***** Recorded information

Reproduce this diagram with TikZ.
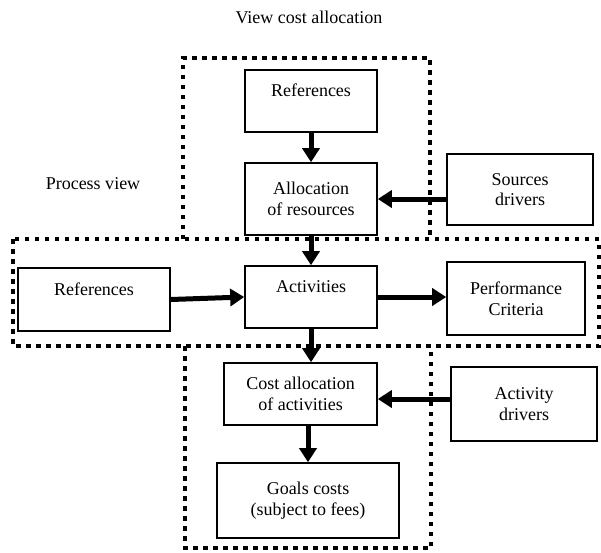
\documentclass[tikz,border=0pt]{standalone}
\usepackage{fontspec}
\setmainfont{Liberation Serif}
\usetikzlibrary{arrows.meta}
\begin{document}
\begin{tikzpicture}[x=1pt,y=-1pt,
  every node/.style={font=\fontsize{18}{20.7}\selectfont},
  box/.style={draw, line width=1.6pt, inner sep=0pt, align=center},
  dotbox/.style={line width=4.5pt, dash pattern=on 4.5pt off 5.5pt},
  arr/.style={line width=5pt, -{Triangle[length=14pt,width=17pt]}}]
\useasboundingbox (0,0) rectangle (601,552);
% dotted frames
\draw[dotbox] (183,239) -- (183,58) -- (430,58) -- (430,239);
\draw[dotbox] (13,239) rectangle (599,346);
\draw[dotbox] (185,346) -- (185,548) -- (431,548) -- (431,346);
% labels
\node (title) at (309,17) {View cost allocation};
\node (pview) at (93,184) {Process view};
% boxes
\node[box, minimum width=132pt, minimum height=62pt] (refT) at (311,101) {References\\~};
\node[box, minimum width=132pt, minimum height=72pt] (alloc) at (311,199) {Allocation\\of resources};
\node[box, minimum width=146pt, minimum height=71pt] (src) at (520,189.5) {Sources\\drivers};
\node[box, minimum width=152pt, minimum height=63pt] (refL) at (94,299.5) {References\\~};
\node[box, minimum width=132pt, minimum height=62pt] (act) at (311,297) {Activities\\~};
\node[box, minimum width=138pt, minimum height=73pt] (perf) at (516,298.5) {Performance\\Criteria};
\node[box, minimum width=153pt, minimum height=62pt] (cost) at (300.5,394) {Cost allocation\\of activities};
\node[box, minimum width=146pt, minimum height=74pt] (actdrv) at (524,404) {Activity\\drivers};
\node[box, minimum width=182pt, minimum height=75pt] (goals) at (308,500.5) {Goals costs\\(subject to fees)};
% arrows
\draw[arr] (refT.south) -- (alloc.north);
\draw[arr] (alloc.south) -- (act.north);
\draw[arr] (src.west |- alloc.east) -- (alloc.east);
\draw[arr] (refL.east) -- (act.west);
\draw[arr] (act.east) -- (perf.west |- act.east);
\draw[arr] (act.south) -- (act.south |- cost.north);
\draw[arr] ([yshift=5pt]actdrv.west) -- ([yshift=-5pt]cost.east);
\draw[arr] (goals.north |- cost.south) -- (goals.north);
\end{tikzpicture}
\end{document}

**********

Set exercise —
Skipping the pictures, transcribe each line above exactly as it appears.

Problem solution —
Reproduce this diagram with TikZ.
\documentclass[tikz,border=0pt]{standalone}
\usepackage{fontspec}
\setmainfont{Liberation Serif}
\usetikzlibrary{arrows.meta}
\begin{document}
\begin{tikzpicture}[x=1pt,y=-1pt,
  every node/.style={font=\fontsize{18}{20.7}\selectfont},
  box/.style={draw, line width=1.6pt, inner sep=0pt, align=center},
  dotbox/.style={line width=4.5pt, dash pattern=on 4.5pt off 5.5pt},
  arr/.style={line width=5pt, -{Triangle[length=14pt,width=17pt]}}]
\useasboundingbox (0,0) rectangle (601,552);
% dotted frames
\draw[dotbox] (183,239) -- (183,58) -- (430,58) -- (430,239);
\draw[dotbox] (13,239) rectangle (599,346);
\draw[dotbox] (185,346) -- (185,548) -- (431,548) -- (431,346);
% labels
\node (title) at (309,17) {View cost allocation};
\node (pview) at (93,184) {Process view};
% boxes
\node[box, minimum width=132pt, minimum height=62pt] (refT) at (311,101) {References\\~};
\node[box, minimum width=132pt, minimum height=72pt] (alloc) at (311,199) {Allocation\\of resources};
\node[box, minimum width=146pt, minimum height=71pt] (src) at (520,189.5) {Sources\\drivers};
\node[box, minimum width=152pt, minimum height=63pt] (refL) at (94,299.5) {References\\~};
\node[box, minimum width=132pt, minimum height=62pt] (act) at (311,297) {Activities\\~};
\node[box, minimum width=138pt, minimum height=73pt] (perf) at (516,298.5) {Performance\\Criteria};
\node[box, minimum width=153pt, minimum height=62pt] (cost) at (300.5,394) {Cost allocation\\of activities};
\node[box, minimum width=146pt, minimum height=74pt] (actdrv) at (524,404) {Activity\\drivers};
\node[box, minimum width=182pt, minimum height=75pt] (goals) at (308,500.5) {Goals costs\\(subject to fees)};
% arrows
\draw[arr] (refT.south) -- (alloc.north);
\draw[arr] (alloc.south) -- (act.north);
\draw[arr] (src.west |- alloc.east) -- (alloc.east);
\draw[arr] (refL.east) -- (act.west);
\draw[arr] (act.east) -- (perf.west |- act.east);
\draw[arr] (act.south) -- (act.south |- cost.north);
\draw[arr] ([yshift=5pt]actdrv.west) -- ([yshift=-5pt]cost.east);
\draw[arr] (goals.north |- cost.south) -- (goals.north);
\end{tikzpicture}
\end{document}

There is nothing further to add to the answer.